During their last meeting in March, the Fed increased rates by another 25 basis points, raising the policy rate to 4.75% -5.00% and making it the ninth consecutive rate increase. The move brings rates to their highest since 2007. In the press conference following the decision, Powell commented on the recent bank stresses and that it caused the committee to debate pausing further rate hikes. However, the ending vote was unanimous for a 25-basis point hike. The language shift may indicate the Fed is trying to expand its room to maneuver in the next few meetings if the turmoil in global banking doesn’t subside.

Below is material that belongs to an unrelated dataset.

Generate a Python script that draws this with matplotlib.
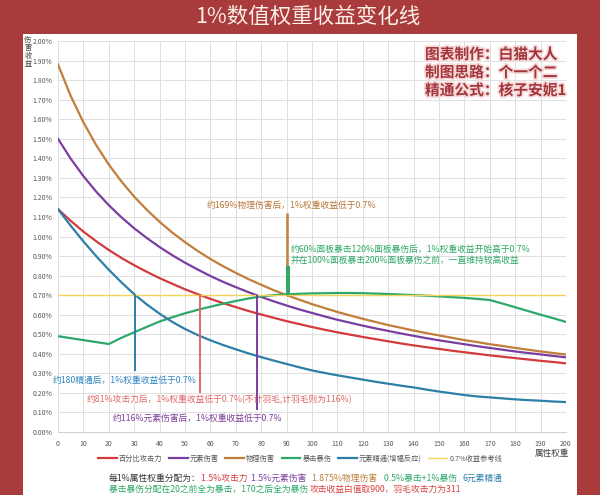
import matplotlib
matplotlib.use('Agg')
import matplotlib.pyplot as plt
from matplotlib import patheffects as pe
from matplotlib.patches import Rectangle
from matplotlib.ticker import FuncFormatter

CJK = ['Noto Sans CJK SC', 'DejaVu Sans']
plt.rcParams['font.family'] = CJK

# ---------------- data ----------------
weights = list(range(0, 201, 5))
atk_pct = [1.140, 1.080, 1.025, 0.976, 0.931, 0.890, 0.853, 0.819, 0.787, 0.758, 0.730,
           0.705, 0.681, 0.659, 0.639, 0.619, 0.601, 0.584, 0.567, 0.552, 0.537,
           0.523, 0.510, 0.498, 0.486, 0.475, 0.464, 0.453, 0.443, 0.434, 0.425,
           0.416, 0.408, 0.400, 0.392, 0.385, 0.378, 0.371, 0.364, 0.358, 0.351]
elem_dmg = [1.500, 1.398, 1.309, 1.230, 1.160, 1.098, 1.042, 0.992, 0.946, 0.904, 0.866,
            0.831, 0.798, 0.768, 0.741, 0.715, 0.691, 0.668, 0.647, 0.627, 0.609,
            0.591, 0.574, 0.559, 0.544, 0.530, 0.517, 0.504, 0.492, 0.480, 0.469,
            0.459, 0.449, 0.439, 0.430, 0.421, 0.412, 0.404, 0.397, 0.389, 0.382]
phys_dmg = [1.880, 1.719, 1.584, 1.468, 1.368, 1.281, 1.204, 1.136, 1.075, 1.020, 0.971,
            0.926, 0.885, 0.848, 0.814, 0.782, 0.753, 0.725, 0.700, 0.677, 0.654,
            0.634, 0.614, 0.596, 0.579, 0.563, 0.547, 0.533, 0.519, 0.506, 0.494,
            0.482, 0.470, 0.460, 0.449, 0.440, 0.430, 0.421, 0.412, 0.404, 0.396]
crit = [0.490, 0.480, 0.470, 0.460, 0.450, 0.482, 0.510, 0.538, 0.565, 0.587, 0.607,
        0.625, 0.641, 0.656, 0.670, 0.683, 0.694, 0.700, 0.704, 0.707, 0.709,
        0.710, 0.711, 0.711, 0.710, 0.708, 0.706, 0.703, 0.700, 0.697, 0.694,
        0.690, 0.686, 0.681, 0.675, 0.657, 0.638, 0.619, 0.600, 0.582, 0.563]
em = [1.140, 1.055, 0.975, 0.900, 0.830, 0.765, 0.705, 0.652, 0.605, 0.563, 0.527,
      0.496, 0.469, 0.445, 0.423, 0.402, 0.383, 0.365, 0.348, 0.331, 0.315,
      0.302, 0.290, 0.279, 0.268, 0.257, 0.247, 0.237, 0.228, 0.217, 0.207,
      0.198, 0.189, 0.182, 0.177, 0.172, 0.167, 0.163, 0.160, 0.156, 0.153]
ref_line = [0.70] * len(weights)

series_names = ['百分比攻击力', '元素伤害', '物理伤害', '暴击暴伤', '元素精通(增幅反应)', '0.7%收益参考线']

# marker (threshold) lines: x position, from y, to y
mark_x = [30.4, 56.0, 78.4, 90.0, 90.6]
mark_y0 = [0.70, 0.70, 0.70, 0.70, 0.70]
mark_y1 = [0.31, 0.20, 0.11, 1.12, 0.85]

yticks = [i / 10 for i in range(0, 21)]
xticks = list(range(0, 201, 10))

# ---------------- style ----------------
C_RED = '#D23A3C'
C_PUR = '#7A3EA0'
C_BRN = '#C07E3A'
C_GRN = '#2EA86A'
C_BLU = '#2D7FA8'
C_YEL = '#F2D35C'
BG = '#A93B3D'

fig = plt.figure(figsize=(6, 4.95), dpi=100)
fig.patch.set_facecolor(BG)
W, H = 600.0, 495.0
fig.add_artist(Rectangle((23 / W, 0), (577 - 23) / W, (495 - 34) / H,
                         transform=fig.transFigure, facecolor='white',
                         edgecolor='none', zorder=0))

ax = fig.add_axes([58 / W, 63 / H, 508 / W, 391 / H])
ax.set_facecolor('white')
ax.set_xlim(0, 200)
ax.set_ylim(0, 2.0)
ax.set_xticks(xticks)
ax.set_yticks(yticks)
ax.yaxis.set_major_formatter(FuncFormatter(lambda v, p: f'{v:.2f}%'))
ax.tick_params(axis='both', length=0, labelsize=5, labelcolor='#595959')
ax.tick_params(axis='x', pad=6)
ax.tick_params(axis='y', pad=4)
ax.grid(True, color='#E0E0E0', lw=0.7)
ax.set_axisbelow(True)
for s in ['top', 'right', 'left']:
    ax.spines[s].set_visible(False)
ax.spines['bottom'].set_color('#D0D0D0')

lw = 1.6
h1, = ax.plot(weights, atk_pct, color=C_RED, lw=lw)
h2, = ax.plot(weights, elem_dmg, color=C_PUR, lw=lw)
h3, = ax.plot(weights, phys_dmg, color=C_BRN, lw=lw)
h4, = ax.plot(weights, crit, color=C_GRN, lw=lw)
h5, = ax.plot(weights, em, color=C_BLU, lw=lw)
h6, = ax.plot(weights, ref_line, color=C_YEL, lw=1.0)

mark_cols = [C_BLU, '#E0686A', C_PUR, C_BRN, C_GRN]
mark_lws = [1.4, 1.4, 1.4, 1.8, 2.8]
for x, y0, y1, c, w in zip(mark_x, mark_y0, mark_y1, mark_cols, mark_lws):
    ax.plot([x, x], [y0, y1], color=c, lw=w, solid_capstyle='butt')

# annotations
fs_a = 6.3
ax.text(92, 1.16, '约169%物理伤害后，1%权重收益低于0.7%', color='#B9773A', fontsize=fs_a,
        ha='center', va='center')
ax.text(91.5, 0.936, '约60%面板暴击120%面板暴伤后，1%权重收益开始高于0.7%', color='#2DA866',
        fontsize=fs_a, ha='left', va='center')
ax.text(91.5, 0.875, '并在100%面板暴击200%面板暴伤之前，一直维持较高收益', color='#2DA866',
        fontsize=fs_a, ha='left', va='center')
ax.text(-2, 0.266, '约180精通后，1%权重收益低于0.7%', color='#2E86C1', fontsize=fs_a,
        ha='left', va='center', clip_on=False)
ax.text(11.4, 0.164, '约81%攻击力后，1%权重收益低于0.7%(不计羽毛,计羽毛则为116%)', color='#E06666',
        fontsize=fs_a, ha='left', va='center')
ax.text(21.7, 0.07, '约116%元素伤害后，1%权重收益低于0.7%', color='#7D3C98', fontsize=fs_a,
        ha='left', va='center')

# credits box
stroke = [pe.withStroke(linewidth=2.5, foreground='#F6DADA')]
for i, t in enumerate(['图表制作：白猫大人', '制图思路：个一个二', '精通公式：核子安妮1']):
    fig.text(425 / W, 1 - (54 + 18 * i) / H, t, color='#A3343A', fontsize=10.6,
             fontweight='bold', ha='left', va='center', path_effects=stroke)

# title
fig.text(308 / W, 1 - 17 / H, '1%数值权重收益变化线', color='#FBEFE6', fontsize=15.5,
         ha='center', va='center')

# y axis title (stacked)
fig.text(28 / W, 1 - 52 / H, '伤\n害\n收\n益', color='#404040', fontsize=5.2,
         ha='center', va='center', linespacing=0.95)
# x axis title
fig.text(552 / W, 1 - 453 / H, '属性权重', color='#404040', fontsize=6.2,
         ha='center', va='center')

# legend
leg = fig.legend([h1, h2, h3, h4, h5, h6], series_names, loc='center',
                 bbox_to_anchor=(300 / W, 1 - 459 / H), ncol=6, frameon=False,
                 fontsize=5.2, handlelength=2.6, columnspacing=0.9, handletextpad=0.3,
                 labelcolor='#595959')

# bottom multi-coloured notes
renderer = fig.canvas.get_renderer()


def rainbow(x, y, parts, size):
    for txt, col in parts:
        t = fig.text(x, y, txt, color=col, fontsize=size, ha='left', va='center')
        bb = t.get_window_extent(renderer=renderer)
        x += bb.width / fig.bbox.width


rainbow(109 / W, 1 - 478 / H, [('每1%属性权重分配为：', '#333333'),
                                ('1.5%攻击力  ', C_RED),
                                ('1.5%元素伤害   ', C_PUR),
                                ('1.875%物理伤害   ', C_BRN),
                                ('0.5%暴击+1%暴伤   ', C_GRN),
                                ('6元素精通', C_BLU)], 6.3)
rainbow(109 / W, 1 - 489 / H, [('暴击暴伤分配在20之前全为暴击，170之后全为暴伤 ', C_GRN),
                                ('攻击收益白值取900，羽毛攻击力为311', '#D9403F')], 6.3)

fig.savefig('out.png', dpi=100, facecolor=fig.get_facecolor())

Previous expectations around the Federal Reserve maintaining rates “higher for longer” quickly dissipated following the collapse of Silicon Valley Bank. The Fed futures market is now expecting a 50/50 chance of the Fed either maintaining rates or hiking one more time over the next two meetings. If the expectations were to hold true, the latter half of the year would see consistent rate cuts.
Economic data slightly improved in March, though overall continues to see mixed data across the economy. The improving trend comes as some of the low-scoring categories see improvement, such as consumer sentiment and overall economic conditions, despite neither being particularly positive. Jobs and employment continue to be the bright spot across the economy, despite slight dips in production and global output.
We remain cautiously optimistic. Considering that we are in or approaching a recessionary period, it would not be a surprise if we recovered quicker than previous ones. In times like these, investors tend to trade based on emotions. We disagree, it is more important now than ever to follow the data. Hilltops partnership with Helios relies on facts and data, which we use during our recalculations on a bi-weekly basis. Our models adjust appropriately to market conditions.